Internet

 

The Internet, sometimes called simply “the Net,” is a worldwide system of computer networks – a network of networks in which users at any one computer can, if they have permission, get information from any other computer (and sometimes talk directly to users at other computers). It was conceived by the Advanced Research Projects Agency (ARPA) of the U.S. government in 1969 and was first known as the ARPANet. The original aim was to create a network that would allow users of a research computer at one university to “talk to” research computers at other universities. A side benefit of ARPANet’s design was that, because messages could be routed or rerouted in more than one direction, the network could continue to function even if parts of it were destroyed in the event of a military attack or other disaster

Uses for the Internet have expanded rapidly over the past decade. The Internet has, in effect, become part of everyday activity and purpose. Employees, as such, have seen great value in the emancipatory capacity of the Internet and begun to use it to explore what matters most to them in relation to employment.
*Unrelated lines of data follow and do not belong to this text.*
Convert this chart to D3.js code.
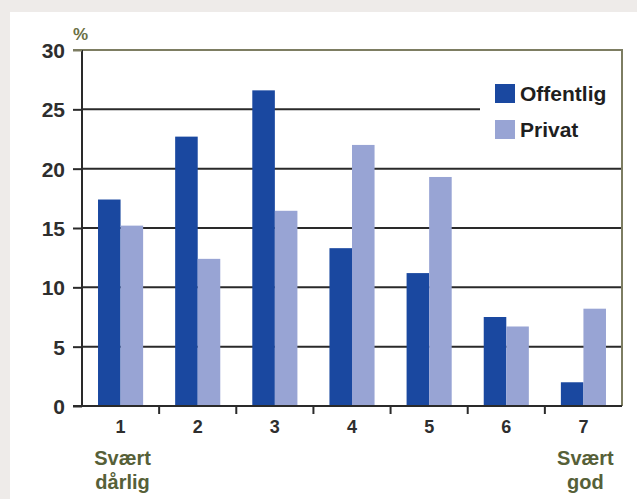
<!DOCTYPE html>
<html><head><meta charset="utf-8">
<script src="https://cdn.jsdelivr.net/npm/d3@7"></script>
<style>
html,body{margin:0;padding:0;background:#eeebe9;}
svg{display:block;}
text{font-family:"Liberation Sans",Arial,sans-serif;}
</style></head>
<body>
<script>
const categories = ["1","2","3","4","5","6","7"];
const offentlig = [17.4, 22.7, 26.6, 13.3, 11.2, 7.5, 2.0];
const privat    = [15.2, 12.4, 16.45, 22.0, 19.3, 6.7, 8.2];
const seriesNames = ["Offentlig","Privat"];
const seriesColors = ["#1a48a0","#98a4d4"];
const yTicks = [0,5,10,15,20,25,30];
const extraLabels = {"1":["Svært","dårlig"],"7":["Svært","god"]};

(function(){
const W = 637, H = 499;
const svg = d3.select("body").append("svg").attr("width", W).attr("height", H);
svg.append("rect").attr("x",10).attr("y",12).attr("width",W-10).attr("height",H-12).attr("fill","#ffffff");

const pL = 82, pR = 622, pT = 50, pB = 406;
const x0 = d3.scaleBand().domain(categories).range([pL, pR]).padding(0);
const x1 = d3.scaleBand().domain(seriesNames).range([0, x0.bandwidth()]).paddingInner(0).paddingOuter(0.71);
const y = d3.scaleLinear().domain([0,30]).range([pB, pT]);

// gridlines
const gridStop = {25: 480};
svg.append("g").selectAll("line").data(yTicks.filter(t => t > 0 && t < 30)).join("line")
  .attr("x1", pL).attr("x2", d => gridStop[d] || pR)
  .attr("y1", d => y(d)).attr("y2", d => y(d))
  .attr("stroke", "#2a2a2a").attr("stroke-width", 2);

// bars
const data = categories.map((c,i) => ({c, vals:[offentlig[i], privat[i]]}));
const groups = svg.append("g").selectAll("g").data(data).join("g")
  .attr("transform", d => `translate(${x0(d.c)},0)`);
groups.selectAll("rect").data(d => d.vals.map((v,j) => ({v, s:seriesNames[j], col:seriesColors[j]}))).join("rect")
  .attr("x", d => x1(d.s)).attr("width", x1.bandwidth())
  .attr("y", d => y(d.v)).attr("height", d => y(0) - y(d.v))
  .attr("fill", d => d.col);

// top and right border
svg.append("path").attr("d", `M${pL-9},${y(30)}H${pR}V${pB}`)
  .attr("fill","none").attr("stroke","#7d7d62").attr("stroke-width",2);

// y axis
const yAxis = d3.axisLeft(y).tickValues(yTicks).tickSize(9).tickPadding(8).tickFormat(d3.format("d"));
const gy = svg.append("g").attr("transform", `translate(${pL},0)`).call(yAxis);
gy.select(".domain").attr("stroke","#2a2a2a").attr("stroke-width",2).attr("d", `M0,${y(30)}V${pB}`);
gy.selectAll(".tick line").attr("stroke", d => d === 30 ? "#7d7d62" : "#2a2a2a").attr("stroke-width",2);
gy.selectAll(".tick text").attr("font-size",21).attr("font-weight","bold").attr("fill","#2e2e2e").attr("font-family","Liberation Sans, Arial, sans-serif").attr("dy","0.36em");

// x axis
const xAxis = d3.axisBottom(x0).tickSize(0).tickPadding(14);
const gx = svg.append("g").attr("transform", `translate(0,${pB})`).call(xAxis);
gx.select(".domain").attr("stroke","#2a2a2a").attr("stroke-width",2).attr("d", `M${pL-9},0H${pR}`);
gx.selectAll(".tick text").attr("font-size",18).attr("font-weight","bold").attr("fill","#2e2e2e").attr("font-family","Liberation Sans, Arial, sans-serif");
// between-category tick marks
svg.append("g").selectAll("line").data(categories.slice(1)).join("line")
  .attr("x1", d => x0(d)).attr("x2", d => x0(d))
  .attr("y1", pB).attr("y2", pB + 8)
  .attr("stroke","#2a2a2a").attr("stroke-width",2);

// extra labels
categories.forEach(c => {
  if (!extraLabels[c]) return;
  extraLabels[c].forEach((t,k) => {
    svg.append("text").attr("x", x0(c) + x0.bandwidth()/2 + 2).attr("y", 465 + k*24)
      .attr("text-anchor","middle").attr("font-size",20).attr("font-weight","bold").attr("fill","#566038").text(t);
  });
});

// % label
svg.append("text").attr("x",73).attr("y",40).attr("font-size",17).attr("font-weight","bold").attr("fill","#6b7045").text("%");

// legend
const leg = svg.append("g").selectAll("g").data(seriesNames).join("g")
  .attr("transform", (d,i) => `translate(495,${84 + i*36})`);
leg.append("rect").attr("width",20).attr("height",19).attr("fill",(d,i)=>seriesColors[i]);
leg.append("text").attr("x",25).attr("y",17).attr("font-size",21).attr("fill","#1e1e1e").attr("font-weight","bold").text(d=>d);
})();
</script>
</body></html>
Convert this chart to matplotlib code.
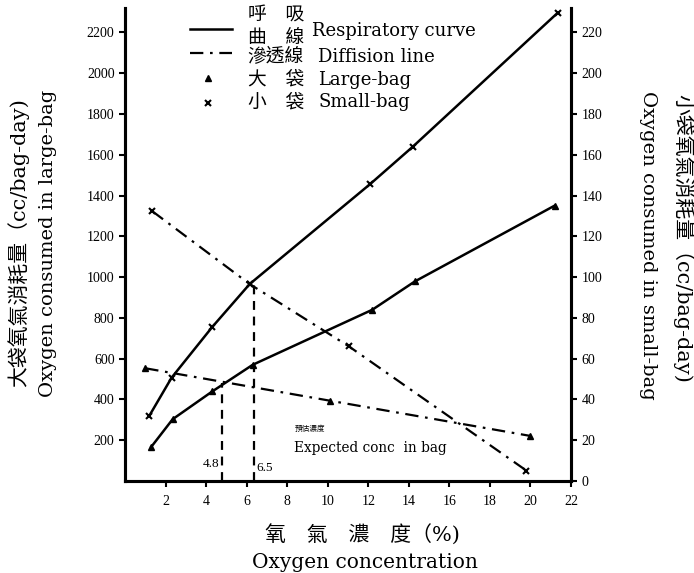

The most widely used part of the Internet is the World Wide Web (often abbreviated “WWW” or called “the Web”). Its outstanding feature is hypertext, a method of instant cross-referencing. In most Web sites, certain words or phrases appear in text of a different color than the rest; often this text is also underlined. When you select one of these words or phrases, you will be transferred to the site or page that is relevant to this word or phrase. Sometimes there are buttons, images, or portions of images that are “clickable.” If you move the pointer over a spot on a Web site and the pointer changes into a hand, this indicates that you can click and be transferred to another site.

Using the Web, you have access to billions of pages of information. Web browsing is done with a Web browser, the most popular of which are Chrome, Firefox and Internet Explorer. The appearance of a particular Web site may vary slightly depending on the browser you use. Also, later versions of a particular browser are able to render more “bells and whistles” such as animation, virtual reality, sound, and music files, than earlier versions.

The Internet has continued to grow and evolve over the years of its existence. IPv6, for example, was designed to anticipate enormous future expansion in the number of available IP addresses. In a related development, the Internet of Things (IoT) is the burgeoning environment in which almost any entity or object can be provided with a unique identifier and the ability to transfer data automatically over the Internet.